Si observamos la escena política en América Latina podemos ver el pronunciado declive que está sufriendo la democracia y sus instituciones, especialmente en el último año y medio.
Decía Karl Loewenstein que “A menos que [el poder] se ejerza dentro ciertos límites... es susceptible de transformarse en tiranía caprichosa y despotismo arbitrario”. Los límites al poder, el control del poder, es indispensable para que una democracia no sólo funcione sino que siga existiendo. Y son justamente esos límites los que están sufriendo los embates encabezados por líderes con tintes autoritarios.
Tan solo en las últimas semanas acumulamos ejemplos en cuatro países distintos, El Salvador, Argentina y México. Ejemplos que van desde la destitución de todos los Magistrados integrantes de la Sala Constitucional de la Corte Suprema de Justicia en El Salvador, orquestada por la mayoría en la Asamblea Legislativa de El Salvador hasta la extensión de mandato del Ministro Presidente de la Suprema Corte de Justicia de México, votada por el partido oficialista Morena en una clara violación a la Constitución.
Utilizando mayorías parlamentarias, electas libremente por la ciudadanía, Nayib Bukele, Alberto Fernández y Andrés Manuel López Obrador han buscado eliminar los mecanismos de control del poder y límites constitucionales que ostentan otros órganos del Estado, particularmente el Poder Judicial. Las supermayorías parlamentarias les dan a presidentes con tendencias autoritarias, el marco perfecto para buscar hacerse con el control de todas las ramas de poder del Estado.
Bajo el pretexto populista de hacer todo “por el bien del pueblo”, estos líderes junto con sus partidos oficiales, van minando poco a poco la credibilidad de los otros órganos de poder, como el judicial o los órganos constitucionales autónomos, destruyendo la independencia de la prensa y de la academia que termina por caer bajo amenaza o, peor aún, en la autocensura. Eliminando la crítica, centralizan el poder. Uno ahora sin límite ni control.
Sin embargo el mayor peligro para las democracias no son realmente estos sátrapas con alma de dictadores, son los propios ciudadanos dispuestos a salir a votar, nuevamente, por ellos o por sus institutos políticos. El peligro es que una buena parte de la ciudadanía siga apoyándolos y esté dispuesta a votarles conociendo su ineptitud, el desastre de sus políticas públicas, sus aires autoritarios y sus reacciones pueriles ante la crítica.
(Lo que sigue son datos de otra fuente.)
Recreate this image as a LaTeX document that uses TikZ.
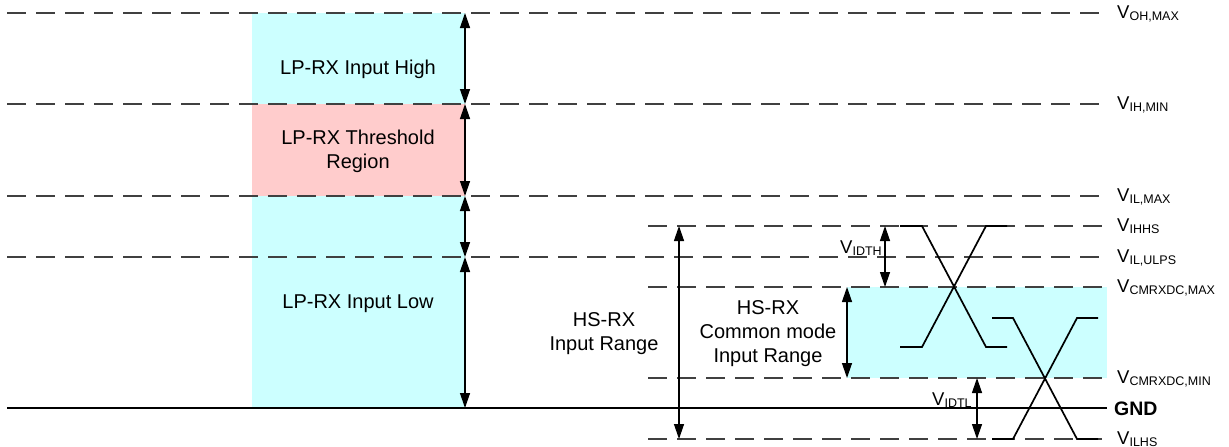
\documentclass[tikz,border=0pt]{standalone}
\usepackage{fontspec}
\setmainfont{Liberation Sans}
\usepackage{tikz}
\usetikzlibrary{arrows.meta}

\definecolor{lpcyan}{RGB}{204,255,255}
\definecolor{lppink}{RGB}{255,204,204}

\tikzset{
	level/.style={draw=black!75, line width=1.3pt, dash pattern=on 19pt off 10pt},
	gndline/.style={draw=black, line width=1.8pt},
	dim/.style={<->, >={Triangle[length=15pt,width=10pt]}, line width=1.3pt},
	wave/.style={draw=black, line width=1.7pt},
	region/.style={font=\fontsize{20}{24}\selectfont, align=center, inner sep=0pt},
	vlabel/.style={anchor=base west, inner sep=0pt, font=\fontsize{18.5}{20}\selectfont}
}
\newcommand{\volt}[1]{V\raisebox{-2pt}{\fontsize{12.5}{14}\selectfont #1}}

\begin{document}
\begin{tikzpicture}[x=1pt,y=-1pt]
	\useasboundingbox (0,0) rectangle (1229,447);
	% shaded regions
	\fill[lpcyan] (252,13) rectangle (465,104);
	\fill[lppink] (252,104) rectangle (465,196);
	\fill[lpcyan] (252,196) rectangle (465,408);
	\fill[lpcyan] (847,287) rectangle (1107,378);
	% levels
	\draw[level] (7,13) -- (1107,13);
	\draw[level] (7,104) -- (1107,104);
	\draw[level] (7,196) -- (1107,196);
	\draw[level] (648,226) -- (1107,226);
	\draw[level] (7,257) -- (1107,257);
	\draw[level] (648,287) -- (1107,287);
	\draw[level] (648,378) -- (1107,378);
	\draw[gndline] (7,408) -- (1107,408);
	\draw[level] (648,439) -- (1107,439);
	% level labels
	\node[vlabel] (ohmax) at (1117,18) {\volt{OH,MAX}};
	\node[vlabel] (ihmin) at (1117,109) {\volt{IH,MIN}};
	\node[vlabel] (ilmax) at (1117,201) {\volt{IL,MAX}};
	\node[vlabel] (ihhs) at (1117,231) {\volt{IHHS}};
	\node[vlabel] (ilulps) at (1117,262) {\volt{IL,ULPS}};
	\node[vlabel] (cmmax) at (1117,292) {\volt{CMRXDC,MAX}};
	\node[vlabel] (cmmin) at (1117,383) {\volt{CMRXDC,MIN}};
	\node[vlabel, font=\fontsize{19.5}{21}\selectfont\bfseries] (gnd) at (1114,415) {GND};
	\node[vlabel] (ilhs) at (1117,444) {\volt{ILHS}};
	% region texts
	\node[region, anchor=base] (inhigh) at (358,74) {LP-RX Input High};
	\node[region] (thresh) at (358,151) {LP-RX Threshold\\Region};
	\node[region, anchor=base] (inlow) at (358,308) {LP-RX Input Low};
	\node[region] (hsrange) at (604,334) {HS-RX\\Input Range};
	\node[region] (cmrange) at (768,334) {HS-RX\\Common mode\\Input Range};
	\node[vlabel] (idth) at (840,253) {\volt{IDTH}};
	\node[vlabel] (idtl) at (932,405) {\volt{IDTL}};
	% arrow ends
	\coordinate (a1) at (465,13);
	\coordinate (a2) at (465,104);
	\coordinate (a3) at (465,196);
	\coordinate (a4) at (465,257);
	\coordinate (a5) at (465,408);
	\coordinate (h1) at (679,226);
	\coordinate (h2) at (679,439);
	\coordinate (c1) at (847,287);
	\coordinate (c2) at (847,378);
	\coordinate (t1) at (885,226);
	\coordinate (t2) at (885,287);
	\coordinate (l1) at (977,378);
	\coordinate (l2) at (977,439);
	\path[dim]
	(a1) edge (a2)
	(a2) edge (a3)
	(a3) edge (a4)
	(a4) edge (a5)
	(h1) edge (h2)
	(c1) edge (c2)
	(t1) edge (t2)
	(l1) edge (l2);
	% differential crossings
	\draw[wave] (900,226) -- (922,226) -- (986,347) -- (1007,347);
	\draw[wave] (900,347) -- (922,347) -- (986,226) -- (1007,226);
	\draw[wave] (992,318) -- (1013,318) -- (1077,439) -- (1098,439);
	\draw[wave] (992,439) -- (1013,439) -- (1077,318) -- (1098,318);
\end{tikzpicture}
\end{document}
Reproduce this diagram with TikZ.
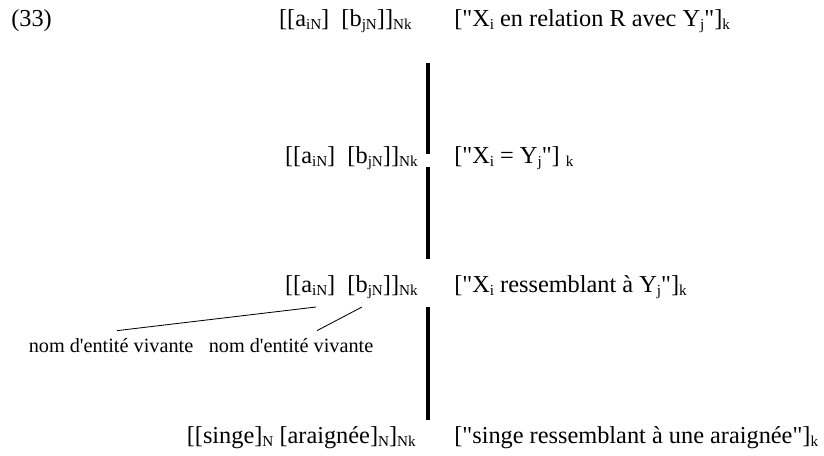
\documentclass[tikz,border=0pt]{standalone}
\usepackage{fontspec}
\setmainfont{Liberation Serif}[Ligatures=TeXOff]
\usetikzlibrary{calc,positioning}
\newcommand{\ind}[1]{\raisebox{-0.28ex}{\fontsize{10.8}{11}\selectfont #1}}

\begin{document}
\begin{tikzpicture}[x=0.025cm, y=-0.025cm,
  form/.style={anchor=base east, inner sep=0pt, font=\fontsize{17.3}{20}\selectfont},
  sens/.style={anchor=base west, inner sep=0pt, font=\fontsize{17.3}{20}\selectfont},
  gloss/.style={anchor=base, inner sep=0pt, font=\fontsize{14.4}{17}\selectfont},
  bar/.style={line width=2.2pt}]

\useasboundingbox (0,0) rectangle (824,455);

\node[sens] (num) at (11,26) {(33)};

% Forme
\node[form] (f1) at (412,26)  {[[a\ind{iN}] \ [b\ind{jN}]]\ind{Nk}};
\node[form] (f2) at (418,163) {[[a\ind{iN}] \ [b\ind{jN}]]\ind{Nk}};
\node[form] (f3) at (418,292) {[[a\ind{iN}] \ [b\ind{jN}]]\ind{Nk}};
\node[form] (f4) at (416,443) {[[singe]\ind{N} [araignée]\ind{N}]\ind{Nk}};

% Sens
\node[sens] (s1) at (454,26)  {["X\ind{i} en relation R avec Y\ind{j}"]\ind{k}};
\node[sens] (s2) at (454,163) {["X\ind{i} = Y\ind{j}"] \ind{k}};
\node[sens] (s3) at (454,292) {["X\ind{i} ressemblant à Y\ind{j}"]\ind{k}};
\node[sens] (s4) at (454,443) {["singe ressemblant à une araignée"]\ind{k}};

% Barres
\coordinate (t1) at (428,63);  \coordinate (u1) at (428,154);
\coordinate (t2) at (428,167); \coordinate (u2) at (428,259);
\coordinate (t3) at (428,307); \coordinate (u3) at (428,420);
\draw[bar] (t1) -- (u1);
\draw[bar] (t2) -- (u2);
\draw[bar] (t3) -- (u3);

% Traits
\node[gloss] (g1) at (111,352) {nom d'entité vivante};
\node[gloss] (g2) at (291,352) {nom d'entité vivante};
\coordinate (aN) at (316,307);
\coordinate (bN) at (362,307);
\draw[line width=0.6pt] (aN) -- ($(g1.north)+(6,-7)$);
\draw[line width=0.6pt] (bN) -- ($(g2.north)+(26,-7)$);

\end{tikzpicture}
\end{document}
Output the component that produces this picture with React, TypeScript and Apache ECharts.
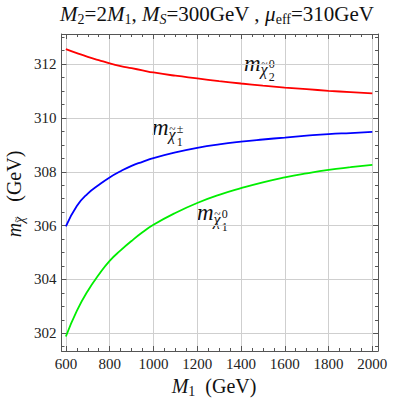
import React, { useEffect, useRef } from "react";
import * as echarts from "echarts";

// M1 sample points (GeV)
const m1Values = [600, 650, 700, 750, 800, 850, 900, 950, 1000, 1100, 1200, 1300, 1400, 1500, 1600, 1700, 1800, 1900, 2000];
// masses (GeV)
const neutralino2 = [312.56, 312.41, 312.27, 312.15, 312.03, 311.93, 311.85, 311.77, 311.69, 311.57, 311.47, 311.37, 311.28, 311.2, 311.13, 311.07, 311.01, 310.96, 310.91];
const chargino1 = [305.97, 306.73, 307.19, 307.51, 307.79, 308.02, 308.22, 308.37, 308.51, 308.72, 308.89, 309.02, 309.12, 309.2, 309.27, 309.34, 309.4, 309.44, 309.48];
const neutralino1 = [301.88, 302.83, 303.57, 304.17, 304.69, 305.08, 305.43, 305.75, 306.03, 306.47, 306.84, 307.14, 307.39, 307.61, 307.79, 307.94, 308.07, 308.17, 308.26];

const xMajorTicks = [600, 800, 1000, 1200, 1400, 1600, 1800, 2000];
const xMinorTicks = [650, 700, 750, 850, 900, 950, 1050, 1100, 1150, 1250, 1300, 1350, 1450, 1500, 1550, 1650, 1700, 1750, 1850, 1900, 1950];
const yMajorTicks = [302, 304, 306, 308, 310, 312];
const yMinorTicks = [301.5, 302.5, 303, 303.5, 304.5, 305, 305.5, 306.5, 307, 307.5, 308.5, 309, 309.5, 310.5, 311, 311.5, 312.5, 313];

const X_MIN = 580;
const X_MAX = 2026;
const Y_MIN = 301.34;
const Y_MAX = 313.12;

const FAMILY = "Liberation Serif";
const FRAME = "#555555";

type Tok = { t: string; s: number; it?: boolean; dy?: number; dx?: number; adv?: boolean; tilde?: boolean };

let ctx: CanvasRenderingContext2D | null = null;
function measure(t: string, s: number, it?: boolean) {
  if (!ctx) ctx = document.createElement("canvas").getContext("2d");
  ctx!.font = `${it ? "italic " : ""}${s}px "${FAMILY}"`;
  return ctx!.measureText(t).width;
}
function tokWidth(tokens: Tok[]) {
  let w = 0;
  for (const k of tokens) if (k.adv !== false) w += measure(k.t, k.s, k.it) + (k.dx || 0);
  return w;
}
function txt(t: string, x: number, base: number, s: number, it?: boolean, align = "left", color = "#111") {
  return {
    type: "text",
    x,
    y: base - 0.33 * s,
    silent: true,
    style: {
      text: t,
      fill: color,
      fontSize: s,
      fontFamily: FAMILY,
      fontStyle: it ? "italic" : "normal",
      align,
      verticalAlign: "middle",
    },
  };
}
function build(tokens: Tok[], x0: number, base: number) {
  let x = x0;
  const out: any[] = [];
  for (const k of tokens) {
    const b = base + (k.dy || 0);
    const xs = x + (k.dx || 0);
    out.push(txt(k.t, xs, b, k.s, k.it));
    const w = measure(k.t, k.s, k.it);
    if (k.tilde) out.push(txt("~", xs + w * 0.52, b - k.s * 0.44, k.s * 0.72, false, "center"));
    if (k.adv !== false) x = xs + w;
  }
  return out;
}

const titleToks: Tok[] = [
  { t: "M", s: 21, it: true },
  { t: "2", s: 14, dy: 4 },
  { t: "=2", s: 21 },
  { t: "M", s: 21, it: true },
  { t: "1", s: 14, dy: 4 },
  { t: ", ", s: 21 },
  { t: "M", s: 21, it: true },
  { t: "S", s: 14, it: true, dy: 4 },
  { t: "=300GeV , ", s: 21 },
  { t: "μ", s: 21, it: true },
  { t: "eff", s: 14, dy: 4 },
  { t: "=310GeV", s: 21 },
];
const xNameToks: Tok[] = [
  { t: "M", s: 20, it: true },
  { t: "1", s: 14, dy: 4 },
  { t: "  (GeV)", s: 20 },
];
const yNameToks: Tok[] = [
  { t: "m", s: 20, it: true },
  { t: "χ", s: 14, it: true, dy: 4, tilde: true },
  { t: "   (GeV)", s: 20 },
];
function massLabel(sup: string, sub: string): Tok[] {
  return [
    { t: "m", s: 23, it: true },
    { t: "χ", s: 16, it: true, dy: 4, tilde: true },
    { t: sup, s: 12, dy: -3, dx: 1, adv: false },
    { t: sub, s: 12, dy: 10, dx: 1 },
  ];
}

export default function App() {
  const ref = useRef<HTMLDivElement>(null);
  useEffect(() => {
    const chart = echarts.init(ref.current!, null, { renderer: "svg" });
    const mk = (vals: number[]) => m1Values.map((x, i) => [x, vals[i]]);

    const tw = tokWidth(titleToks);
    const xw = tokWidth(xNameToks);
    const yw = tokWidth(yNameToks);

    const baseX = {
      type: "value" as const,
      min: X_MIN,
      max: X_MAX,
      axisLine: { show: false },
      splitLine: { show: false },
      axisLabel: { show: false },
      axisTick: { show: false },
    };
    const baseY = {
      type: "value" as const,
      min: Y_MIN,
      max: Y_MAX,
      axisLine: { show: false },
      splitLine: { show: false },
      axisLabel: { show: false },
      axisTick: { show: false },
    };
    const lbl = {
      show: true,
      margin: 5,
      color: "#222",
      fontFamily: FAMILY,
      fontSize: 15,
      formatter: (v: number) => String(v),
    };
    const line = (name: string, vals: number[], color: string) => ({
      name,
      type: "line",
      data: mk(vals),
      smooth: 0.5,
      showSymbol: false,
      lineStyle: { color, width: 1.8 },
    });

    chart.setOption({
      animation: false,
      backgroundColor: "#ffffff",
      grid: { left: 61.5, right: 27, top: 34, bottom: 48, containLabel: false },
      xAxis: [
        {
          ...baseX,
          position: "bottom",
          axisLine: { show: true, onZero: false, lineStyle: { color: FRAME, width: 1 } },
          axisTick: { show: true, inside: true, length: 5, customValues: xMajorTicks, lineStyle: { color: FRAME } },
          axisLabel: { ...lbl, customValues: xMajorTicks },
          splitLine: { show: true, lineStyle: { color: "#cfcfcf", width: 1 } },
        },
        {
          ...baseX,
          position: "bottom",
          axisTick: { show: true, inside: true, length: 3, customValues: xMinorTicks, lineStyle: { color: FRAME } },
        },
        {
          ...baseX,
          position: "top",
          axisLine: { show: true, onZero: false, lineStyle: { color: FRAME, width: 1 } },
          axisTick: { show: true, inside: true, length: 5, customValues: xMajorTicks, lineStyle: { color: FRAME } },
        },
        {
          ...baseX,
          position: "top",
          axisTick: { show: true, inside: true, length: 3, customValues: xMinorTicks, lineStyle: { color: FRAME } },
        },
      ],
      yAxis: [
        {
          ...baseY,
          position: "left",
          axisLine: { show: true, onZero: false, lineStyle: { color: FRAME, width: 1 } },
          axisTick: { show: true, inside: true, length: 5, customValues: yMajorTicks, lineStyle: { color: FRAME } },
          axisLabel: { ...lbl, customValues: yMajorTicks },
          splitLine: { show: true, lineStyle: { color: "#cfcfcf", width: 1 } },
        },
        {
          ...baseY,
          position: "left",
          axisTick: { show: true, inside: true, length: 3, customValues: yMinorTicks, lineStyle: { color: FRAME } },
        },
        {
          ...baseY,
          position: "right",
          axisLine: { show: true, onZero: false, lineStyle: { color: FRAME, width: 1 } },
          axisTick: { show: true, inside: true, length: 5, customValues: yMajorTicks, lineStyle: { color: FRAME } },
        },
        {
          ...baseY,
          position: "right",
          axisTick: { show: true, inside: true, length: 3, customValues: yMinorTicks, lineStyle: { color: FRAME } },
        },
      ],
      series: [
        line("neutralino2", neutralino2, "#ff0000"),
        line("chargino1", chargino1, "#0000ff"),
        line("neutralino1", neutralino1, "#00ee00"),
      ],
      graphic: [
        { type: "group", children: build(titleToks, 217 - tw / 2, 20.5) },
        { type: "group", children: build(xNameToks, 214 - xw / 2, 392.5) },
        {
          type: "group",
          x: 20.5,
          y: 194 + yw / 2,
          rotation: Math.PI / 2,
          children: build(yNameToks, 0, 0),
        },
        { type: "group", children: build(massLabel("0", "2"), 244, 71) },
        { type: "group", children: build(massLabel("±", "1"), 152, 135.5) },
        { type: "group", children: build(massLabel("0", "1"), 197, 220.5) },
      ],
    });
    return () => chart.dispose();
  }, []);
  return (
    <div
      ref={ref}
      style={{ position: "fixed", left: 0, top: 0, width: 405, height: 399, background: "#fff" }}
    />
  );
}
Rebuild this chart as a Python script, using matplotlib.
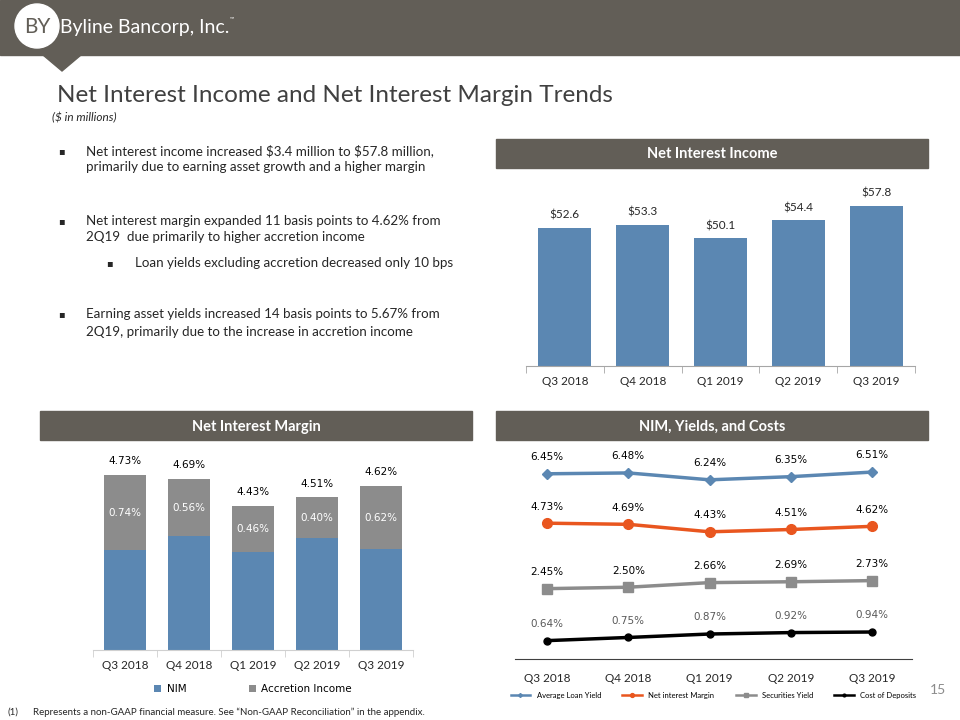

El peligro es que las conocen y aún así lo defienden.
Que los ciudadanos de cualquier país estén dispuestos a votar voluntariamente por un líder autoritario, voluntariamente en contra de la democracia que es la que les garantiza su derecho de acudir y votar libremente es el mayor riesgo que enfrentan nuestros países.
Es grave que haya presidentes como Bukele, Fernández o López Obrador que sean mentirosos compulsivos, que vivan en sus fantasías y en sus delirios de grandeza. Pero es aún más grave que los electores conozcan su mitomanía, vivan su ineptitud y sean víctimas de sus malas políticas y aún así no sólo les defiendan sino que estén dispuestos a votarles nuevamente para que ellos y sus partidos se queden con el poder aunque eso traiga consecuencias nefastas para todos.
La discusión sobre la defensa de la democracia tiene que transitar por dejar de diagnosticar a los autócratas y comenzar por hacer un diagnóstico más certero de las razones que hay detrás de ese voto, uno que vaya más allá de la explicación reduccionista del “hartazgo” con la clase política y los políticos de antaño. Hasta entonces, no seremos capaces de construir opciones distintas para la ciudadanía. Mientras tanto, el tiempo de la democracia en esos países, podría estar contado.